*WHAT YOU NEED TO DO*
Quote the listing below in its entirety, omitting every image.

*GIVEN INFORMATION*
* * * * * * *

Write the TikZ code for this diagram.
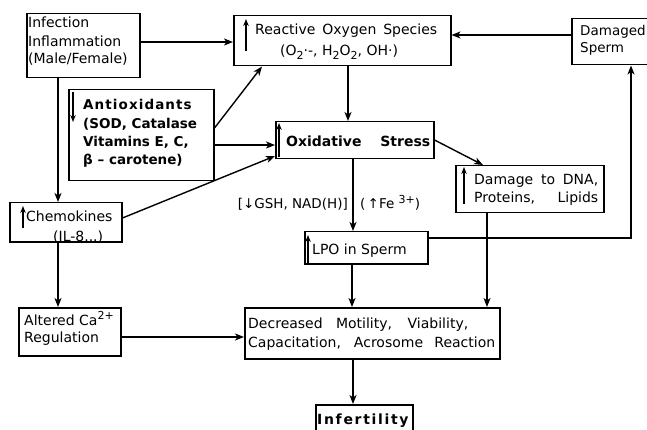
\documentclass[tikz,border=0pt]{standalone}
\usepackage{fontspec}
\setmainfont{DejaVu Sans}
\usetikzlibrary{arrows.meta}
\newcommand\sbs[1]{\raisebox{-0.4ex}{\fontsize{11}{11}\selectfont #1}}
\newcommand\sps[1]{\raisebox{0.7ex}{\fontsize{11}{11}\selectfont #1}}
\begin{document}
\begin{tikzpicture}[x=1pt,y=-1pt,
  box/.style={draw, line width=1.5pt, anchor=north west, inner sep=0pt},
  txt/.style={anchor=base west, inner sep=0pt, font=\fontsize{14}{17}\selectfont},
  btxt/.style={anchor=base west, inner sep=0pt, font=\fontsize{13.5}{17}\selectfont\bfseries},
  bbtxt/.style={anchor=base west, inner sep=0pt, font=\fontsize{14}{17}\selectfont\bfseries},
  lbl/.style={anchor=base west, inner sep=0pt, font=\fontsize{13.5}{15}\selectfont},
  arr/.style={line width=1.4pt, -{Stealth[length=9pt,width=7pt,inset=2.5pt]}},
  inarr/.style={line width=1.2pt, -{Stealth[length=7pt,width=5.5pt]}}]
\useasboundingbox (0,0) rectangle (647,430);
\clip (0,0) rectangle (647,430);
% boxes
\node[box,minimum width=113pt,minimum height=64pt] (inf) at (26,13) {};
\node[box,minimum width=217pt,minimum height=50pt] (ros) at (233,15) {};
\node[box,minimum width=94pt,minimum height=46pt] (dam) at (571,18) {};
\node[box,minimum width=145pt,minimum height=91pt] (anti) at (68,89) {};
\node[box,minimum width=158pt,minimum height=37pt] (ox) at (275,121) {};
\node[box,minimum width=148pt,minimum height=47pt] (dna) at (455,165) {};
\node[box,minimum width=112pt,minimum height=39pt] (chem) at (9,202) {};
\node[box,minimum width=123pt,minimum height=32pt] (lpo) at (304,231) {};
\node[box,minimum width=102pt,minimum height=48pt] (ca) at (18,307) {};
\node[box,minimum width=255pt,minimum height=51pt] (dec) at (244,307) {};
\node[box,minimum width=97pt,minimum height=40pt] (infe) at (315,404) {};
% texts
\node[txt] (t1) at (28,28) {Infection};
\node[txt] (t2) at (28,46.5) {Inflammation};
\node[txt] (t3) at (28,64) {(Male/Female)};
\node[txt] (t4) at (255,35) {\makebox[182pt][s]{Reactive Oxygen Species}};
\node[txt] (t5) at (280,56) {(O\sbs{2}·-, H\sbs{2}O\sbs{2}, OH·)};
\node[txt,font=\fontsize{13.5}{17}\selectfont] (t6) at (580,36) {Damaged};
\node[txt,font=\fontsize{13.5}{17}\selectfont] (t7) at (580,53) {Sperm};
\node[btxt] (t8) at (83,110) {\addfontfeature{LetterSpace=8}Antioxidants};
\node[btxt] (t9) at (83,129) {(SOD, Catalase};
\node[btxt] (t10) at (83,147) {Vitamins E, C,};
\node[btxt] (t11) at (83,165) {β – carotene)};
\node[bbtxt] (t12) at (286,147) {\makebox[144pt][s]{Oxidative Stress}};
\node[txt] (t13) at (474,185) {\makebox[124pt][s]{Damage to DNA,}};
\node[txt] (t14) at (474,203) {\makebox[124pt][s]{Proteins, Lipids}};
\node[txt] (t15) at (26,222) {Chemokines};
\node[txt] (t16) at (53,241) {(IL-8...)};
\node[lbl,anchor=base east] (t17) at (348,209) {[↓GSH, NAD(H)]};
\node[lbl] (t18) at (360,209) {(\,↑Fe \sps{3+})};
\node[txt] (t19) at (312,254) {LPO in Sperm};
\node[txt] (t20) at (24,325) {Altered Ca\sps{2+}};
\node[txt] (t21) at (24,342) {Regulation};
\node[txt] (t22) at (248,328) {\makebox[220pt][s]{Decreased Motility, Viability,}};
\node[txt] (t23) at (248,347) {\makebox[247pt][s]{Capacitation, Acrosome Reaction}};
\node[bbtxt] (t24) at (317,424) {\addfontfeature{LetterSpace=12}Infertility};
% arrows inside boxes
\draw[inarr] ([xshift=13pt,yshift=15pt]ros.south west) -- ([xshift=13pt,yshift=-4pt]ros.north west);
\draw[inarr] ([xshift=4pt,yshift=2pt]ox.south west) -- ([xshift=4pt,yshift=-2pt]ox.north west);
\draw[inarr] ([xshift=9pt,yshift=9pt]dna.south west) -- ([xshift=9pt,yshift=-2pt]dna.north west);
\draw[inarr] ([xshift=14pt,yshift=14pt]chem.south west) -- ([xshift=14pt,yshift=-4pt]chem.north west);
\draw[inarr] ([xshift=4pt,yshift=1pt]lpo.south west) -- ([xshift=4pt,yshift=-4pt]lpo.north west);
\draw[inarr] ([xshift=5pt,yshift=-3pt]anti.north west) -- ([xshift=5pt,yshift=-33pt]anti.north west);
% connectors
\draw[arr] (inf.east |- 0,42) -- (ros.west |- 0,42);
\draw[arr] (58,0 |- inf.south) -- (58,0 |- chem.north);
\draw[arr] (anti.east |- 0,128) -- (262,0 |- ros.south);
\draw[arr] (anti.east |- 0,145) -- (ox.west |- 0,145);
\draw[arr] (chem.east |- 0,218) -- (ox.west |- 0,156);
\draw[arr] (348,0 |- ros.south) -- (348,0 |- ox.north);
\draw[arr] (dam.west |- 0,35) -- (ros.east |- 0,35);
\draw[arr] (ox.east |- 0,140) -- (483,0 |- dna.north);
\draw[arr] (353,0 |- ox.south) -- (353,0 |- lpo.north);
\draw[arr] (lpo.east |- 0,238) -| (631,0 |- dam.south);
\draw[arr] (352,0 |- lpo.south) -- (352,0 |- dec.north);
\draw[arr] (487,0 |- dna.south) -- (487,0 |- dec.north);
\draw[arr] (58,0 |- chem.south) -- (58,0 |- ca.north);
\draw[arr] (ca.east |- 0,337) -- (dec.west |- 0,337);
\draw[arr] (353,0 |- dec.south) -- (353,0 |- infe.north);
\end{tikzpicture}
\end{document}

* * * * * * *

*RESPONSE*
Write the TikZ code for this diagram.
\documentclass[tikz,border=0pt]{standalone}
\usepackage{fontspec}
\setmainfont{DejaVu Sans}
\usetikzlibrary{arrows.meta}
\newcommand\sbs[1]{\raisebox{-0.4ex}{\fontsize{11}{11}\selectfont #1}}
\newcommand\sps[1]{\raisebox{0.7ex}{\fontsize{11}{11}\selectfont #1}}
\begin{document}
\begin{tikzpicture}[x=1pt,y=-1pt,
  box/.style={draw, line width=1.5pt, anchor=north west, inner sep=0pt},
  txt/.style={anchor=base west, inner sep=0pt, font=\fontsize{14}{17}\selectfont},
  btxt/.style={anchor=base west, inner sep=0pt, font=\fontsize{13.5}{17}\selectfont\bfseries},
  bbtxt/.style={anchor=base west, inner sep=0pt, font=\fontsize{14}{17}\selectfont\bfseries},
  lbl/.style={anchor=base west, inner sep=0pt, font=\fontsize{13.5}{15}\selectfont},
  arr/.style={line width=1.4pt, -{Stealth[length=9pt,width=7pt,inset=2.5pt]}},
  inarr/.style={line width=1.2pt, -{Stealth[length=7pt,width=5.5pt]}}]
\useasboundingbox (0,0) rectangle (647,430);
\clip (0,0) rectangle (647,430);
% boxes
\node[box,minimum width=113pt,minimum height=64pt] (inf) at (26,13) {};
\node[box,minimum width=217pt,minimum height=50pt] (ros) at (233,15) {};
\node[box,minimum width=94pt,minimum height=46pt] (dam) at (571,18) {};
\node[box,minimum width=145pt,minimum height=91pt] (anti) at (68,89) {};
\node[box,minimum width=158pt,minimum height=37pt] (ox) at (275,121) {};
\node[box,minimum width=148pt,minimum height=47pt] (dna) at (455,165) {};
\node[box,minimum width=112pt,minimum height=39pt] (chem) at (9,202) {};
\node[box,minimum width=123pt,minimum height=32pt] (lpo) at (304,231) {};
\node[box,minimum width=102pt,minimum height=48pt] (ca) at (18,307) {};
\node[box,minimum width=255pt,minimum height=51pt] (dec) at (244,307) {};
\node[box,minimum width=97pt,minimum height=40pt] (infe) at (315,404) {};
% texts
\node[txt] (t1) at (28,28) {Infection};
\node[txt] (t2) at (28,46.5) {Inflammation};
\node[txt] (t3) at (28,64) {(Male/Female)};
\node[txt] (t4) at (255,35) {\makebox[182pt][s]{Reactive Oxygen Species}};
\node[txt] (t5) at (280,56) {(O\sbs{2}·-, H\sbs{2}O\sbs{2}, OH·)};
\node[txt,font=\fontsize{13.5}{17}\selectfont] (t6) at (580,36) {Damaged};
\node[txt,font=\fontsize{13.5}{17}\selectfont] (t7) at (580,53) {Sperm};
\node[btxt] (t8) at (83,110) {\addfontfeature{LetterSpace=8}Antioxidants};
\node[btxt] (t9) at (83,129) {(SOD, Catalase};
\node[btxt] (t10) at (83,147) {Vitamins E, C,};
\node[btxt] (t11) at (83,165) {β – carotene)};
\node[bbtxt] (t12) at (286,147) {\makebox[144pt][s]{Oxidative Stress}};
\node[txt] (t13) at (474,185) {\makebox[124pt][s]{Damage to DNA,}};
\node[txt] (t14) at (474,203) {\makebox[124pt][s]{Proteins, Lipids}};
\node[txt] (t15) at (26,222) {Chemokines};
\node[txt] (t16) at (53,241) {(IL-8...)};
\node[lbl,anchor=base east] (t17) at (348,209) {[↓GSH, NAD(H)]};
\node[lbl] (t18) at (360,209) {(\,↑Fe \sps{3+})};
\node[txt] (t19) at (312,254) {LPO in Sperm};
\node[txt] (t20) at (24,325) {Altered Ca\sps{2+}};
\node[txt] (t21) at (24,342) {Regulation};
\node[txt] (t22) at (248,328) {\makebox[220pt][s]{Decreased Motility, Viability,}};
\node[txt] (t23) at (248,347) {\makebox[247pt][s]{Capacitation, Acrosome Reaction}};
\node[bbtxt] (t24) at (317,424) {\addfontfeature{LetterSpace=12}Infertility};
% arrows inside boxes
\draw[inarr] ([xshift=13pt,yshift=15pt]ros.south west) -- ([xshift=13pt,yshift=-4pt]ros.north west);
\draw[inarr] ([xshift=4pt,yshift=2pt]ox.south west) -- ([xshift=4pt,yshift=-2pt]ox.north west);
\draw[inarr] ([xshift=9pt,yshift=9pt]dna.south west) -- ([xshift=9pt,yshift=-2pt]dna.north west);
\draw[inarr] ([xshift=14pt,yshift=14pt]chem.south west) -- ([xshift=14pt,yshift=-4pt]chem.north west);
\draw[inarr] ([xshift=4pt,yshift=1pt]lpo.south west) -- ([xshift=4pt,yshift=-4pt]lpo.north west);
\draw[inarr] ([xshift=5pt,yshift=-3pt]anti.north west) -- ([xshift=5pt,yshift=-33pt]anti.north west);
% connectors
\draw[arr] (inf.east |- 0,42) -- (ros.west |- 0,42);
\draw[arr] (58,0 |- inf.south) -- (58,0 |- chem.north);
\draw[arr] (anti.east |- 0,128) -- (262,0 |- ros.south);
\draw[arr] (anti.east |- 0,145) -- (ox.west |- 0,145);
\draw[arr] (chem.east |- 0,218) -- (ox.west |- 0,156);
\draw[arr] (348,0 |- ros.south) -- (348,0 |- ox.north);
\draw[arr] (dam.west |- 0,35) -- (ros.east |- 0,35);
\draw[arr] (ox.east |- 0,140) -- (483,0 |- dna.north);
\draw[arr] (353,0 |- ox.south) -- (353,0 |- lpo.north);
\draw[arr] (lpo.east |- 0,238) -| (631,0 |- dam.south);
\draw[arr] (352,0 |- lpo.south) -- (352,0 |- dec.north);
\draw[arr] (487,0 |- dna.south) -- (487,0 |- dec.north);
\draw[arr] (58,0 |- chem.south) -- (58,0 |- ca.north);
\draw[arr] (ca.east |- 0,337) -- (dec.west |- 0,337);
\draw[arr] (353,0 |- dec.south) -- (353,0 |- infe.north);
\end{tikzpicture}
\end{document}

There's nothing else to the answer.